Decade of Disillusionment: 1972–1980

Jimmy Carter's Presidency

Economic Problems at Home

Jimmy Carter's presidency was plagued by energy crises in the United States.
In 1973 the Organization of the Petroleum Exporting Countries (OPEC) placed an embargo on oil shipments to the United States and the Netherlands to punish these nations for their support of Israel during the Yom Kippur War, a conflict between the nations of Egypt and Syria against Israel that lasted a month near the end of 1973. The chain of events precipitated the United States, a country heavily dependent on foreign oil, into an energy crisis. In 1974 the price of a barrel of oil was four times what it had been the previous year. In response, the government lowered speed limits and rationed gasoline to reduce the dependence on oil. Long lines formed at gas stations, sometimes stretching for miles. Nixon was able to negotiate an end to the embargo in 1974, but the economic effects remained. Democratic nominee Jimmy Carter was elected president in 1976. President Carter felt the dependence on foreign oil could be reduced by expanding the use of alternative forms of energy, such as nuclear power. However, the Three Mile Island accident in 1979 eroded what little support there was for nuclear energy. On July 15, 1979, three years after he was nominated to run for president, Carter gave what would be known as the "Malaise Speech." In this speech, the president advocated a limit on oil imports into the United States and the development of alternative sources of fuel.
Cars wait at a gas station in 1979. Gas lines were a common occurrence during the energy crisis of the 1970s. It was not unusual for cars to run out of gas before they could reach the pump.
Credit: Courtesy of the Library of Congress, LC-DIG-ppmsca-03433

International Relations

Carter faced international relations challenges in the Middle East and with the Soviet Union.
President Carter was more successful in international relations than in his management of the energy crisis. Israel had been at war with Egypt since its founding in 1948. In 1978 President Carter invited Egyptian President Anwar el-Sādāt and Israeli Prime Minister Menachem Begin to attend negotiations at Camp David, the official presidential retreat located in the state of Maryland. After 13 days of negotiation, diplomatic relations between the two countries were established. These meetings became known as the Camp David Accords. The event was significant because it was the first treaty signed between Israel and one of its Arab neighbors. The negotiations had two outcomes: the Framework for Peace in the Middle East, which involved establishing Palestinian self-rule in the Gaza Strip and the West Bank, and the Framework for the Conclusion of a Peace Treaty between Egypt and Israel, which was successfully implemented after Israel withdrew from the Sinai Peninsula.
In 1978 President Carter hosted President Anwar el-Sādāt of Egypt (left) and Prime Minister Menachem Begin of Israel (right) at Camp David. Their discussions brought peace between the two countries.
Credit: Courtesy National Archives, photo no. 181086 (White House Staff Photographers Collection, 1/20/1977 - 1/20/1981)
The Cold War, a period of escalating tension between the United States and Russia, was in full swing in the mid-1970s. Proliferation of nuclear weapons was a concern across the globe. In 1979 Carter and Russian leader General Secretary Leonid Brezhnev met to establish guidelines and limitations on the development of nuclear weapons. The treaty was a result of the Strategic Arms Limitation Talks that took place in Vienna, Austria. It was referred to as the SALT-II agreement and was signed on June 18, 1979. It was submitted to the U.S. Senate for ratification, but when Russia invaded Afghanistan shortly after, President Carter removed the treaty from consideration early the following year.

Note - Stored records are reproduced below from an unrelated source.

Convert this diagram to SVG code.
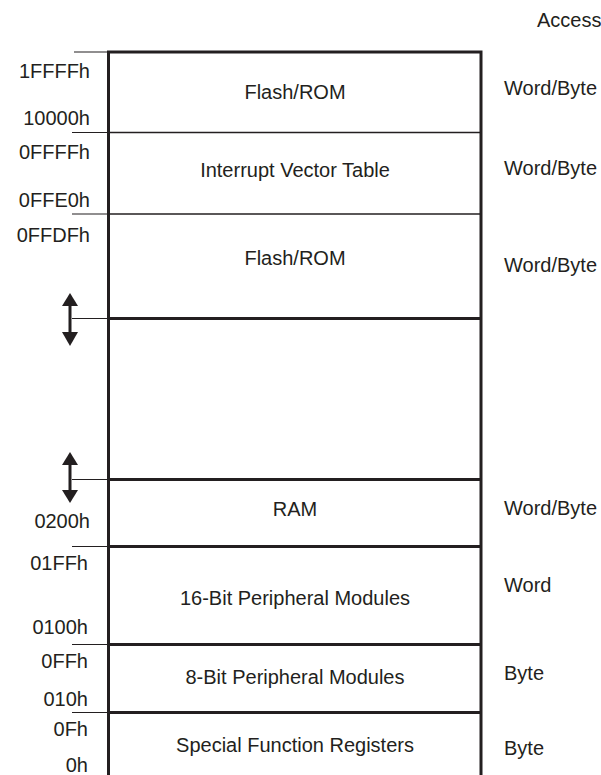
<svg xmlns="http://www.w3.org/2000/svg" width="601" height="775" viewBox="0 0 601 775">
<style>
text{font-family:"Liberation Sans",Arial,sans-serif;font-size:20px;fill:#231f20}
.addr{text-anchor:end}
.mid{text-anchor:middle}
.tick{stroke:#231f20;stroke-width:1.2;fill:none}
.thin{stroke:#231f20;stroke-width:1.3;fill:none}
.thick{stroke:#231f20;stroke-width:3;fill:none}
.arr{fill:#231f20}
</style>
<rect width="601" height="775" fill="#fff"/>
<g id="connectors">
<line class="tick" x1="74" y1="52" x2="108" y2="52"/>
<line class="tick" x1="72" y1="132.5" x2="108" y2="132.5"/>
<line class="tick" x1="72" y1="214" x2="108" y2="214"/>
<line class="tick" x1="72" y1="318.5" x2="108" y2="318.5"/>
<line class="tick" x1="72" y1="479.5" x2="108" y2="479.5"/>
<line class="tick" x1="72" y1="546.5" x2="108" y2="546.5"/>
<line class="tick" x1="72" y1="644.5" x2="108" y2="644.5"/>
<line class="tick" x1="72" y1="712.5" x2="108" y2="712.5"/>
</g>
<g id="frame">
<path class="thick" d="M108.5,775 V52 H481 V775"/>
<line class="thin" x1="108" y1="132.5" x2="481" y2="132.5"/>
<line class="thin" x1="108" y1="214" x2="481" y2="214"/>
<line class="thick" x1="108" y1="318.5" x2="481" y2="318.5"/>
<line class="thick" x1="108" y1="479.5" x2="481" y2="479.5"/>
<line class="thick" x1="108" y1="546.5" x2="481" y2="546.5"/>
<line class="thick" x1="108" y1="644.5" x2="481" y2="644.5"/>
<line class="thick" x1="108" y1="712.5" x2="481" y2="712.5"/>
</g>
<g id="arrow1">
<line x1="70" y1="302" x2="70" y2="337" stroke="#231f20" stroke-width="3"/>
<polygon class="arr" points="70,293 78,306 62,306"/>
<polygon class="arr" points="70,346 78,332 62,332"/>
</g>
<g id="arrow2">
<line x1="70" y1="461" x2="70" y2="494" stroke="#231f20" stroke-width="3"/>
<polygon class="arr" points="70,452 78,465 62,465"/>
<polygon class="arr" points="70,503 78,490 62,490"/>
</g>
<g id="access"><text x="537" y="27">Access</text></g>
<g id="flash-high">
<text class="addr" x="90" y="78">1FFFFh</text>
<text class="addr" x="90" y="125">10000h</text>
<text class="mid" x="295" y="99">Flash/ROM</text>
<text x="504" y="95">Word/Byte</text>
</g>
<g id="ivt">
<text class="addr" x="90" y="159">0FFFFh</text>
<text class="addr" x="90" y="207">0FFE0h</text>
<text class="mid" x="295" y="177">Interrupt Vector Table</text>
<text x="504" y="175">Word/Byte</text>
</g>
<g id="flash-low">
<text class="addr" x="90" y="242">0FFDFh</text>
<text class="mid" x="295" y="265">Flash/ROM</text>
<text x="504" y="272">Word/Byte</text>
</g>
<g id="ram">
<text class="addr" x="90" y="528">0200h</text>
<text class="mid" x="295" y="516">RAM</text>
<text x="504" y="515">Word/Byte</text>
</g>
<g id="periph16">
<text class="addr" x="88" y="570">01FFh</text>
<text class="addr" x="88" y="634">0100h</text>
<text class="mid" x="295" y="605">16-Bit Peripheral Modules</text>
<text x="504" y="592">Word</text>
</g>
<g id="periph8">
<text class="addr" x="88" y="668">0FFh</text>
<text class="addr" x="88" y="706">010h</text>
<text class="mid" x="295" y="684">8-Bit Peripheral Modules</text>
<text x="504" y="680">Byte</text>
</g>
<g id="sfr">
<text class="addr" x="88" y="736">0Fh</text>
<text class="addr" x="88" y="772">0h</text>
<text class="mid" x="295" y="752">Special Function Registers</text>
<text x="504" y="755">Byte</text>
</g>
</svg>
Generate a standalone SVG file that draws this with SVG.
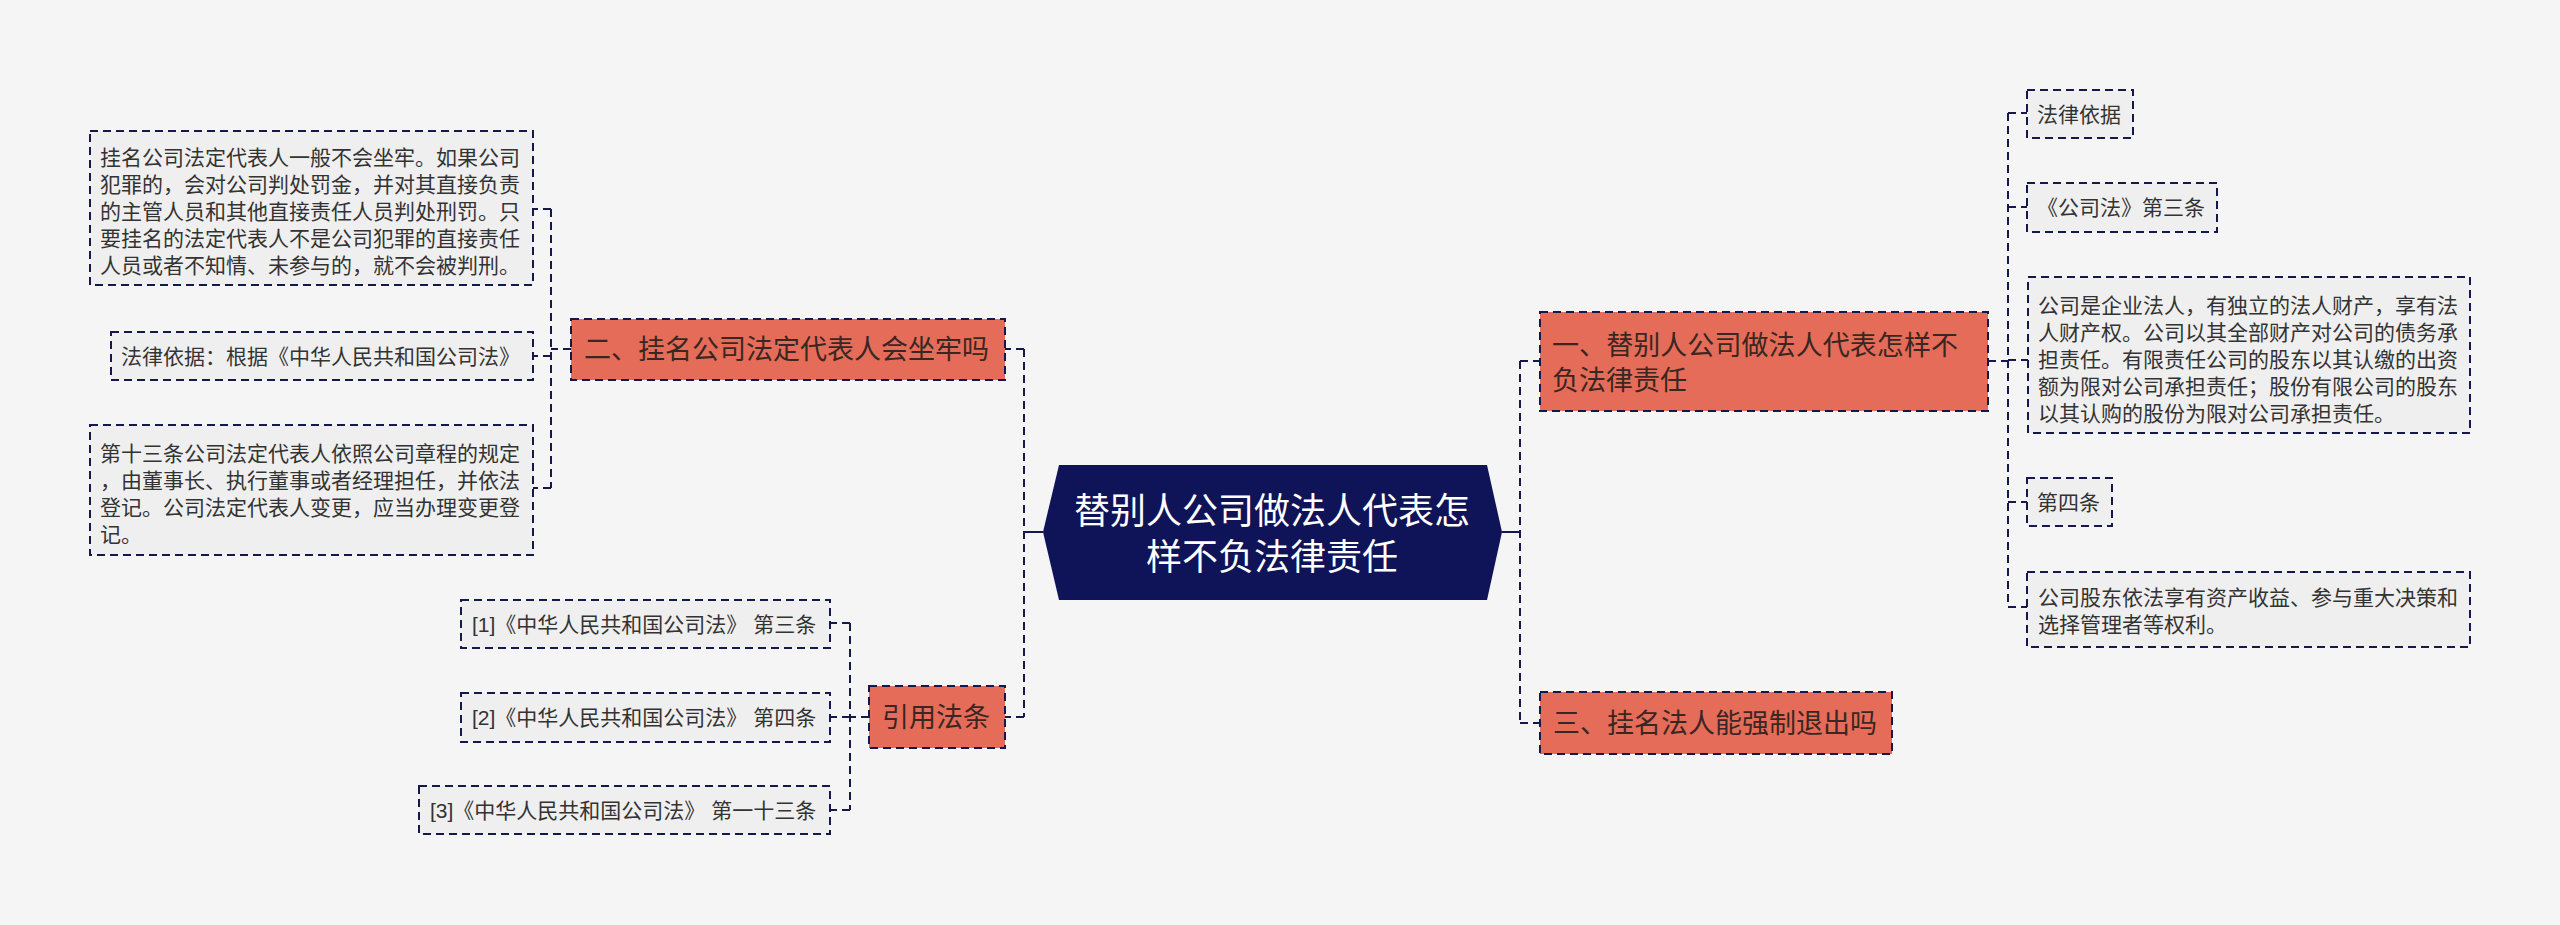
<svg xmlns="http://www.w3.org/2000/svg" width="2560" height="925" viewBox="0 0 2560 925">
<style>
text{font-family:"Liberation Sans","Noto Sans CJK SC",sans-serif;}
.leaf rect{fill:#efefef;stroke:#14184a;stroke-width:2;stroke-dasharray:8 5;}
.leaf text{font-size:21px;fill:#333333;}
.l1 rect{fill:#e46c58;stroke:#14184a;stroke-width:2;stroke-dasharray:8 5;}
.l1 text{font-size:27px;fill:#3a2622;}
.root text{font-size:36px;fill:#ffffff;text-anchor:middle;}
.conn path{fill:none;stroke:#14184a;stroke-width:2;stroke-dasharray:8 5;}
.conn path.solid{stroke-dasharray:none;}
</style>
<rect x="0" y="0" width="2560" height="925" fill="#f5f5f5"/>
<g class="conn" id="connectors">
<path class="solid" d="M1043 532 H1024"/>
<path d="M1024 349 V717"/>
<path d="M1024 349 H1005"/>
<path d="M1024 717 H1005"/>
<path d="M571 349 H551"/>
<path d="M551 209 V488"/>
<path d="M551 209 H533"/>
<path d="M551 356 H533"/>
<path d="M551 488 H533"/>
<path d="M869 717 H850"/>
<path d="M850 623 V810"/>
<path d="M850 623 H830"/>
<path d="M850 717 H830"/>
<path d="M850 810 H830"/>
<path class="solid" d="M1502 532 H1520"/>
<path d="M1520 361 V723"/>
<path d="M1520 361 H1540"/>
<path d="M1520 723 H1540"/>
<path d="M1988 361 H2008"/>
<path d="M2008 113 V607"/>
<path d="M2008 113 H2027"/>
<path d="M2008 207 H2027"/>
<path d="M2008 360 H2028"/>
<path d="M2008 502 H2027"/>
<path d="M2008 607 H2027"/>
</g>
<g class="root" id="root">
<polygon points="1043,532 1059,465 1487,465 1502,532 1487,600 1059,600" fill="#0f1357"/>
<text x="1272" y="524">替别人公司做法人代表怎</text>
<text x="1272" y="570">样不负法律责任</text>
</g>
<g class="l1" id="n2">
<rect x="571" y="319" width="434" height="61"/>
<text x="584" y="359">二、挂名公司法定代表人会坐牢吗</text>
</g>
<g class="l1" id="n-cite">
<rect x="869" y="686" width="136" height="62"/>
<text x="882" y="727">引用法条</text>
</g>
<g class="l1" id="n1">
<rect x="1540" y="312" width="448" height="99"/>
<text x="1552" y="355" textLength="406" lengthAdjust="spacing">一、替别人公司做法人代表怎样不</text>
<text x="1552" y="390">负法律责任</text>
</g>
<g class="l1" id="n3">
<rect x="1540" y="692" width="352" height="62"/>
<text x="1553" y="733">三、挂名法人能强制退出吗</text>
</g>
<g class="leaf" id="n2-a">
<rect x="90" y="131" width="443" height="154"/>
<text x="100" y="165">挂名公司法定代表人一般不会坐牢。如果公司</text>
<text x="100" y="192">犯罪的，会对公司判处罚金，并对其直接负责</text>
<text x="100" y="219">的主管人员和其他直接责任人员判处刑罚。只</text>
<text x="100" y="246">要挂名的法定代表人不是公司犯罪的直接责任</text>
<text x="100" y="273">人员或者不知情、未参与的，就不会被判刑。</text>
</g>
<g class="leaf" id="n2-b">
<rect x="111" y="332" width="422" height="48"/>
<text x="121" y="364">法律依据：根据《中华人民共和国公司法》</text>
</g>
<g class="leaf" id="n2-c">
<rect x="90" y="425" width="443" height="130"/>
<text x="100" y="461">第十三条公司法定代表人依照公司章程的规定</text>
<text x="100" y="488">，由董事长、执行董事或者经理担任，并依法</text>
<text x="100" y="515">登记。公司法定代表人变更，应当办理变更登</text>
<text x="100" y="542">记。</text>
</g>
<g class="leaf" id="cite-1">
<rect x="461" y="600" width="369" height="48"/>
<text x="472" y="632">[1]《中华人民共和国公司法》 第三条</text>
</g>
<g class="leaf" id="cite-2">
<rect x="461" y="693" width="369" height="49"/>
<text x="472" y="725">[2]《中华人民共和国公司法》 第四条</text>
</g>
<g class="leaf" id="cite-3">
<rect x="419" y="786" width="411" height="48"/>
<text x="430" y="818">[3]《中华人民共和国公司法》 第一十三条</text>
</g>
<g class="leaf" id="n1-a">
<rect x="2027" y="90" width="106" height="48"/>
<text x="2037" y="122">法律依据</text>
</g>
<g class="leaf" id="n1-b">
<rect x="2027" y="183" width="190" height="49"/>
<text x="2037" y="215">《公司法》第三条</text>
</g>
<g class="leaf" id="n1-c">
<rect x="2028" y="277" width="442" height="156"/>
<text x="2038" y="313">公司是企业法人，有独立的法人财产，享有法</text>
<text x="2038" y="340">人财产权。公司以其全部财产对公司的债务承</text>
<text x="2038" y="367">担责任。有限责任公司的股东以其认缴的出资</text>
<text x="2038" y="394">额为限对公司承担责任；股份有限公司的股东</text>
<text x="2038" y="421">以其认购的股份为限对公司承担责任。</text>
</g>
<g class="leaf" id="n1-d">
<rect x="2027" y="478" width="85" height="48"/>
<text x="2037" y="510">第四条</text>
</g>
<g class="leaf" id="n1-e">
<rect x="2027" y="572" width="443" height="75"/>
<text x="2038" y="605">公司股东依法享有资产收益、参与重大决策和</text>
<text x="2038" y="632">选择管理者等权利。</text>
</g>
</svg>
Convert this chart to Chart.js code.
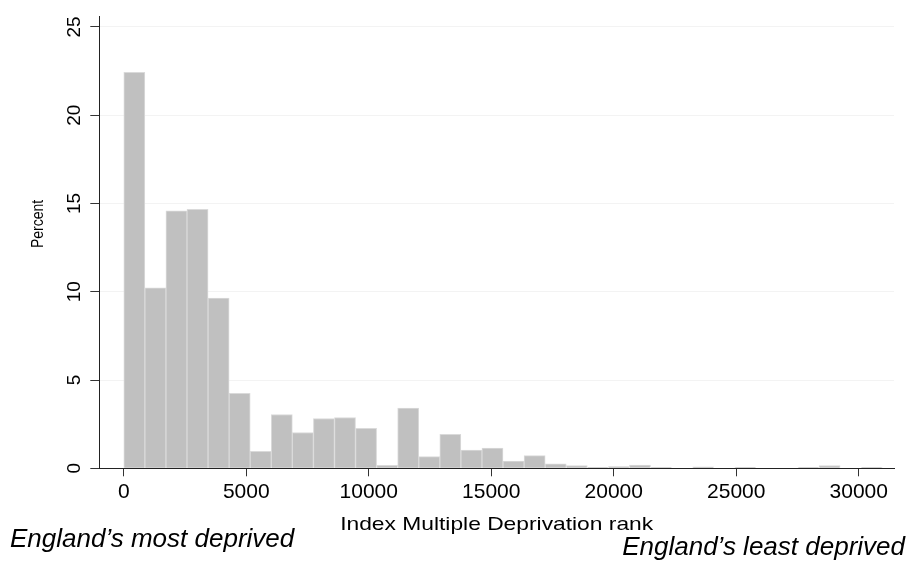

President Carter would go on to serve only one term, due in part to the Iran Hostage Crisis, a situation in which American embassy workers were taken hostage in the country of Iran. The shah of Iran, Mohammad Reza Shah Pahlavi, was deposed due to his pro-Western foreign policy and his close ties to the United States. The shah fled Iran on January 16, 1979, and was replaced by Ruhollah Khomeini, a religious leader who denounced Western influence and vehemently opposed the United States. Tensions boiled over, and on February 14, 1979, Iranian militants attacked the American embassy in Tehrān, Iran's capital. U.S. relations with the new Iranian government continued to deteriorate, and later that year, on November 4, 300 or more militants broke into the compound and occupied the embassy. Sixty-six American citizens were taken hostage. Thirteen—the women and the African Americans—were released about two weeks later. Carter tried but failed to free the remaining hostages through diplomacy and an economic embargo. After nearly two years of mostly botched rescue attempts and fruitless negotiations—the only exception being the evacuation of six American diplomats in January 1980 thanks to CIA operative Tony Mendez and help from the Canadian government—an agreement was reached between the United States and Iran. The American hostages were finally released on January 20, 1981—just minutes after President Ronald Reagan's inauguration.